In 2012, Grapini was elected as the deputy of the 37th constituency at Timiș County. On 19 December 2012, she was appointed as the Minister for Small and Medium-Sized Enterprises, Business and Tourism Environment in the Second Ponta cabinet.

===Member of the European Parliament, 2014–present===
In January 2014, the PC announced Grapini's resignation from the position due to her candidacy in the 2014 European Parliament election. She later resigned from Parliament for the same reason.

In the election, the PC ran candidates on common lists with the PSD and UNPR; Grapini was the fifth candidate. The alliance won with 37.6% of the votes, and Grapini was elected.

Grapini was re-elected at the 2019 European Parliament election in Romania. Although not officially registered with the party, Grapini was the sixth candidate on the PSD list.

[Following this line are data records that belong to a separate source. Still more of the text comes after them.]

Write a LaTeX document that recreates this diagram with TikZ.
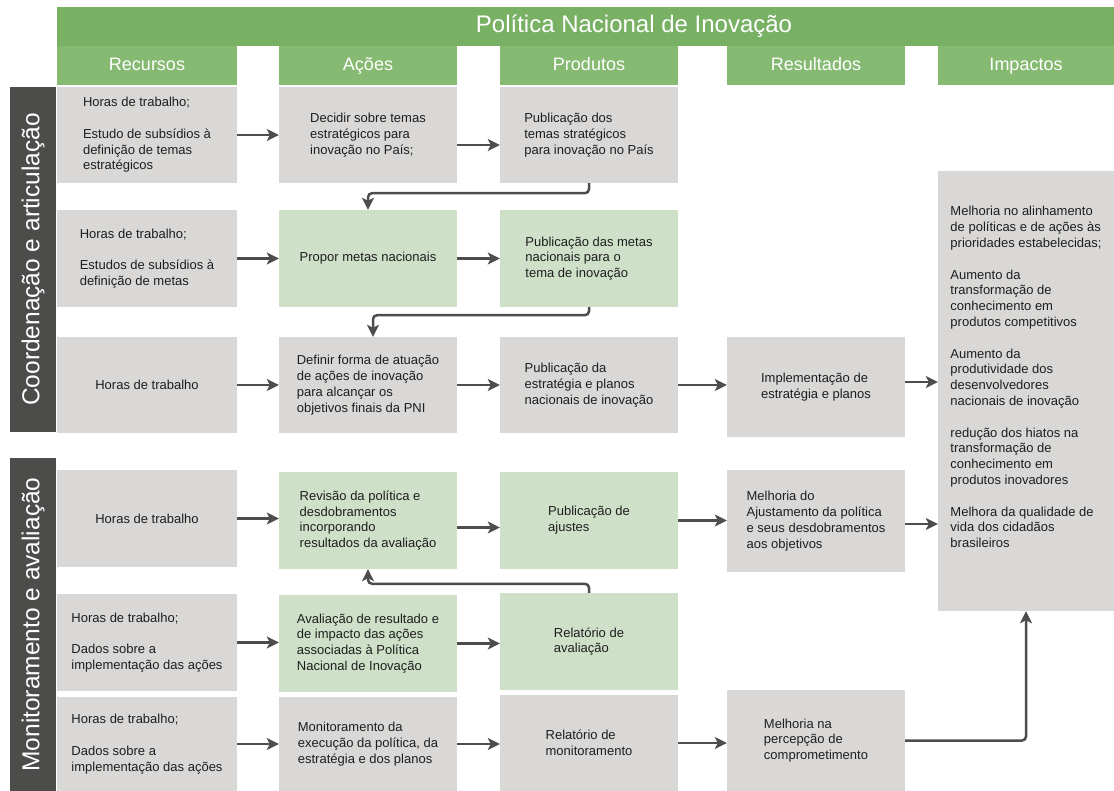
\documentclass[tikz,border=0pt]{standalone}
\usepackage{fontspec}
\setmainfont{Liberation Sans}
\usetikzlibrary{arrows.meta}

\definecolor{bannergreen}{HTML}{78B163}
\definecolor{headgreen}{HTML}{86BA73}
\definecolor{boxgrey}{HTML}{D9D8D7}
\definecolor{boxgreen}{HTML}{CFE0C9}
\definecolor{sidegrey}{HTML}{4C4C4A}
\definecolor{linegrey}{HTML}{4D4D4D}
\definecolor{txtgrey}{HTML}{1E1E1E}

\begin{document}
\begin{tikzpicture}[x=1pt,y=-1pt,
  greybox/.style={fill=boxgrey, minimum width=178pt, minimum height=96pt, align=left,
    font=\fontsize{13}{15.8}\selectfont, text=txtgrey, inner sep=0pt},
  greenbox/.style={greybox, fill=boxgreen},
  header/.style={fill=headgreen, minimum width=178pt, minimum height=39pt, text=white,
    font=\fontsize{18}{20}\selectfont, inner sep=0pt, text height=14pt, text depth=3pt},
  sidebar/.style={fill=sidegrey, rotate=90, text=white, minimum height=46pt,
    font=\fontsize{24.5}{26}\selectfont, inner sep=0pt},
  link/.style={draw=linegrey, line width=2.5pt, rounded corners=4pt,
    -{Stealth[length=12pt,width=12pt,inset=3pt]}},
]
\useasboundingbox (0,0) rectangle (1114,791);

% banner and column heads
\node[fill=bannergreen, minimum width=1057pt, minimum height=39pt, inner sep=0pt] (faixa) at (585.5,26.5) {};
\node[text=white, font=\fontsize{24}{26}\selectfont] (titulo) at (634,26.5) {Política Nacional de Inovação};
\node[header, minimum width=180pt] (hrec) at (147,65.5) {Recursos};
\node[header] (hacoes) at (368,65.5) {Ações};
\node[header] (hprod) at (589,65.5) {Produtos};
\node[header] (hres) at (816,65.5) {Resultados};
\node[header, minimum width=176pt] (himp) at (1026,65.5) {Impactos};

% side bars
\node[sidebar, minimum width=345pt] (coord) at (33,259.5) {Coordenação e articulação};
\node[sidebar, minimum width=333pt] (monit) at (33,624.5) {Monitoramento e avaliação};

% row 1
\node[greybox, minimum width=180pt] (rec1) at (147,135) {Horas de trabalho;\\[15.8pt]Estudo de subsídios à\\definição de temas\\estratégicos};
\node[greybox] (acoes1) at (368,135) {Decidir sobre temas\\estratégicos para\\inovação no País;};
\node[greybox] (prod1) at (589,135) {Publicação dos\\temas stratégicos\\para inovação no País};

% row 2
\node[greybox, minimum width=180pt, minimum height=97pt] (rec2) at (147,258.5) {Horas de trabalho;\\[15.8pt]Estudos de subsídios à\\definição de metas};
\node[greenbox, minimum height=97pt] (acoes2) at (368,258.5) {Propor metas nacionais};
\node[greenbox, minimum height=97pt] (prod2) at (589,258.5) {Publicação das metas\\nacionais para o\\tema de inovação};

% row 3
\node[greybox, minimum width=180pt] (rec3) at (147,385) {Horas de trabalho};
\node[greybox] (acoes3) at (368,385) {Definir forma de atuação\\de ações de inovação\\para alcançar os\\objetivos finais da PNI};
\node[greybox] (prod3) at (589,385) {Publicação da\\estratégia e planos\\nacionais de inovação};
\node[greybox, minimum height=100pt] (res3) at (816,387) {Implementação de\\estratégia e planos};

% row 4
\node[greybox, minimum width=180pt, minimum height=97pt] (rec4) at (147,518.5) {Horas de trabalho};
\node[greenbox, minimum height=97pt] (acoes4) at (368,520.5) {Revisão da política e\\desdobramentos\\incorporando\\resultados da avaliação};
\node[greenbox, minimum height=97pt] (prod4) at (589,520.5) {Publicação de\\ajustes};
\node[greybox, minimum height=102pt] (res4) at (816,521) {Melhoria do\\Ajustamento da política\\e seus desdobramentos\\aos objetivos};

% row 5
\node[greybox, minimum width=180pt, minimum height=97pt] (rec5) at (147,642.5) {Horas de trabalho;\\[15.8pt]Dados sobre a\\implementação das ações};
\node[greenbox, minimum height=97pt] (acoes5) at (368,643.5) {Avaliação de resultado e\\de impacto das ações\\associadas à Política\\Nacional de Inovação};
\node[greenbox, minimum height=97pt] (prod5) at (589,641.5) {Relatório de\\avaliação};

% row 6
\node[greybox, minimum width=180pt, minimum height=94pt] (rec6) at (147,744) {Horas de trabalho;\\[15.8pt]Dados sobre a\\implementação das ações};
\node[greybox, minimum height=94pt] (acoes6) at (368,744) {Monitoramento da\\execução da política, da\\estratégia e dos planos};
\node[greybox, minimum height=96pt] (prod6) at (589,743) {Relatório de\\monitoramento};
\node[greybox, minimum height=101pt] (res6) at (816,740.5) {Melhoria na\\percepção de\\comprometimento};

% impacts
\node[greybox, minimum width=176pt, minimum height=440pt] (imp) at (1026,391) {Melhoria no alinhamento\\de políticas e de ações às\\prioridades estabelecidas;\\[15.8pt]Aumento da\\transformação de\\conhecimento em\\produtos competitivos\\[15.8pt]Aumento da\\produtividade dos\\desenvolvedores\\nacionais de inovação\\[15.8pt]redução dos hiatos na\\transformação de\\conhecimento em\\produtos inovadores\\[15.8pt]Melhora da qualidade de\\vida dos cidadãos\\brasileiros\\[12pt]~};

% connectors
\draw[link] (rec1.east) -- (acoes1.west);
\draw[link] ([yshift=-10pt]acoes1.east) -- ([yshift=-10pt]prod1.west);
\draw[link] (prod1.south) -- ++(0,10) -| (acoes2.north);
\draw[link] (rec2.east) -- (acoes2.west);
\draw[link] (acoes2.east) -- (prod2.west);
\draw[link] (prod2.south) -- ++(0,8) -| ([xshift=5pt]acoes3.north);
\draw[link] (rec3.east) -- (acoes3.west);
\draw[link] (acoes3.east) -- (prod3.west);
\draw[link] (prod3.east) -- (prod3.east -| res3.west);
\draw[link] ([yshift=5pt]res3.east) -- ([yshift=5pt]res3.east -| imp.west);
\draw[link] (rec4.east) -- (rec4.east -| acoes4.west);
\draw[link] ([yshift=-7pt]acoes4.east) -- ([yshift=-7pt]prod4.west);
\draw[link] (prod4.east) -- (prod4.east -| res4.west);
\draw[link] ([yshift=-3pt]res4.east) -- ([yshift=-3pt]res4.east -| imp.west);
\draw[link] (prod5.north) -- ++(0,-9) -| (acoes4.south);
\draw[link] (rec5.east) -- (rec5.east -| acoes5.west);
\draw[link] (acoes5.east) -- (acoes5.east -| prod5.west);
\draw[link] (rec6.east) -- (acoes6.west);
\draw[link] (acoes6.east) -- (acoes6.east -| prod6.west);
\draw[link] (prod6.east) -- (prod6.east -| res6.west);
\draw[link] (res6.east) -| (imp.south);
\end{tikzpicture}
\end{document}
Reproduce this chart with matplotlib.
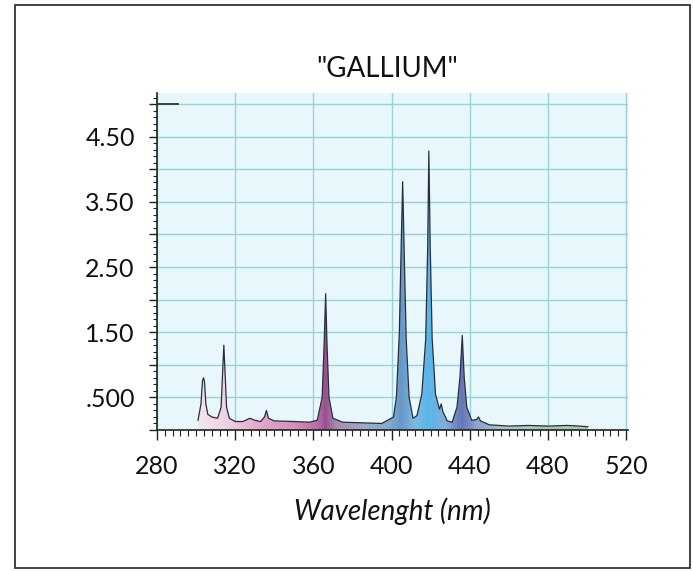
import numpy as np
import matplotlib
matplotlib.use("Agg")
import matplotlib.pyplot as plt
from matplotlib.colors import LinearSegmentedColormap
from matplotlib.patches import Rectangle

plt.rcParams['font.family'] = ['Lato', 'DejaVu Sans']

# spectrum (wavelength nm, intensity)
wavelength = [301.0, 302.5, 303.3, 303.8, 304.3, 305.0, 306.0, 308.0, 311.0,
              312.8, 313.6, 314.2, 314.8, 315.6, 317.0, 320.0, 324.0, 327.5,
              330.0, 333.0, 335.0, 336.0, 337.0, 340.0, 350.0, 358.0, 362.0,
              364.5, 365.5, 366.3, 367.0, 368.0, 370.0, 375.0, 385.0, 395.0,
              401.0, 402.5, 404.0, 405.0, 405.7, 406.5, 407.5, 409.0, 411.0,
              413.0, 415.5, 417.5, 418.5, 419.1, 419.8, 420.8, 422.5, 424.5,
              425.4, 426.3, 428.5, 431.0, 433.5, 435.0, 436.2, 437.2, 438.5,
              441.0, 443.5, 444.5, 445.5, 450.0, 460.0, 470.0, 480.0, 490.0,
              496.0, 500.5]
intensity = [0.15, 0.40, 0.76, 0.80, 0.74, 0.40, 0.24, 0.20, 0.18,
             0.35, 0.90, 1.30, 0.90, 0.35, 0.18, 0.13, 0.13, 0.18,
             0.15, 0.13, 0.20, 0.30, 0.18, 0.14, 0.13, 0.12, 0.15,
             0.50, 1.30, 2.09, 1.30, 0.50, 0.18, 0.12, 0.11, 0.10,
             0.20, 0.50, 1.50, 2.90, 3.81, 2.70, 1.40, 0.50, 0.18,
             0.22, 0.55, 1.40, 2.80, 4.28, 2.80, 1.40, 0.55, 0.32,
             0.40, 0.28, 0.14, 0.12, 0.35, 0.80, 1.45, 0.80, 0.35,
             0.15, 0.16, 0.20, 0.14, 0.08, 0.06, 0.07, 0.06, 0.07,
             0.06, 0.05]

# fill colour along the wavelength axis
color_nm = [280, 300, 318, 330, 350, 362, 366, 372, 385, 398, 405, 412,
            419, 428, 436, 444, 460, 480, 521]
color_hex = ['#f4e6ef', '#f4e6ef', '#eecbdd', '#e3a8ca', '#d08cb8', '#b46aa0',
             '#95478a', '#a886ae', '#9ea6c2', '#84a6cc', '#5f93c6', '#7ab6de',
             '#52b3e8', '#7ea9d8', '#5d6fb3', '#8a9fca', '#a9c9c2', '#9fcaa9',
             '#a8d4b0']

x_ticks = [280, 320, 360, 400, 440, 480, 520]
y_ticks = [0, 0.5, 1.0, 1.5, 2.0, 2.5, 3.0, 3.5, 4.0, 4.5, 5.0]
y_labels = ['', '.500', '', '1.50', '', '2.50', '', '3.50', '', '4.50', '']

fig = plt.figure(figsize=(6.93, 5.71), dpi=100)
ax = fig.add_axes([157 / 693, 141 / 571, 471 / 693, 337 / 571])

x0, x1, y0, y1 = 280, 521, 0, 5.17
ax.set_xlim(x0, x1)
ax.set_ylim(y0, y1)
ax.set_facecolor('#e7f7fb')

stops = [(c - x0) / (x1 - x0) for c in color_nm]
cmap = LinearSegmentedColormap.from_list('spec', list(zip(stops, color_hex)))

fill = ax.fill_between(wavelength, intensity, 0, color='none', zorder=2)
grad = np.linspace(0, 1, 600).reshape(1, -1)
img = ax.imshow(grad, extent=[x0, x1, y0, y1], aspect='auto', cmap=cmap,
                zorder=2, alpha=0.95)
img.set_clip_path(fill.get_paths()[0], transform=ax.transData)
ax.plot(wavelength, intensity, color='#2b2d3c', lw=0.9, zorder=3)

ax.set_xticks(x_ticks)
ax.set_xticks(np.arange(280, 521, 4), minor=True)
ax.set_yticks(y_ticks, labels=y_labels)
ax.set_yticks(np.arange(0, 5.15, 0.1), minor=True)

ax.grid(True, which='major', color='#9dd2d5', lw=1.0)
ax.set_axisbelow(True)
# short dark marker at the top of the y scale
ax.axhline(y_ticks[-1], xmin=0, xmax=0.045, color='#333333', lw=1.3, zorder=3)

for s in ['top', 'right']:
    ax.spines[s].set_visible(False)
for s in ['left', 'bottom']:
    ax.spines[s].set_color('#222222')
    ax.spines[s].set_linewidth(1.2)

ax.tick_params(axis='x', which='major', direction='out', length=7, width=1.0,
               labelsize=18, pad=11, colors='#222222')
ax.tick_params(axis='x', which='minor', direction='out', length=4, width=0.8,
               colors='#222222')
ax.tick_params(axis='y', which='major', direction='out', length=6, width=1.0,
               labelsize=18, pad=10, colors='#222222')
ax.tick_params(axis='y', which='minor', direction='out', length=3, width=0.8,
               colors='#222222')
for lab in ax.get_xticklabels() + ax.get_yticklabels():
    lab.set_color('#111111')

ax.set_xlabel('Wavelenght (nm)', fontsize=20, style='italic', labelpad=14,
              color='#111111')
fig.text(387 / 693, 1 - 69 / 571, '"GALLIUM"', fontsize=20, ha='center',
         va='center', color='#111111')

# outer frame
fig.patches.append(Rectangle((15 / 693, 3 / 571), 675 / 693, 563 / 571,
                             transform=fig.transFigure, fill=False,
                             edgecolor='#333333', lw=1.3))

fig.savefig('out.png', dpi=100)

In addition to her committee assignments, Grapini is part of the European Parliament Intergroup on Small and Medium-Sized Enterprises (SMEs).

== Published works ==
Grapini has published four books. The first was published in 2011 and contains interviews that Grapini had over time at Radio Timișoara. In 2012, she published a novel, Viața, între scrieri și trans-scrieri, which contained a critical presentation signed by Cornel Ungureanu. In an investigation published by Recorder, journalist Mihai Voinea showed that the novel contained several fragments copied from Wikipedia.

== Criticism ==
Grapini has attracted media criticism due to her frequent spelling and punctuation mistakes in her Facebook account. In July 2015, a website named Grapinizer was launched, allowing users to convert grammatically correct Romanian language text into her writing style: "[it] adds redundant commas, changes the order of letters within words, and removes blanks spaces after punctuation marks."

In August 2018, Grapini appealed to the National Council for Combating Discrimination due to a Facebook message. In the message, she offended the Romanian diaspora at an anti-government rally in the Victory Square, saying they had to "pay dumb taxes for the USR". Later, Grapini said she disagreed with the statement and explained why she distributed the message:

I distributed to see that not all of the diaspora has the same point of view. A diaspora lady posted this. I posted one single time, without making any comments. My message is that no one can pretend to represent the entire diaspora.

==Recognition==
In 2019, Grapini was the recipient of the Internal Market & Consumer Protection Award at the annual MEP Awards of The Parliament Magazine.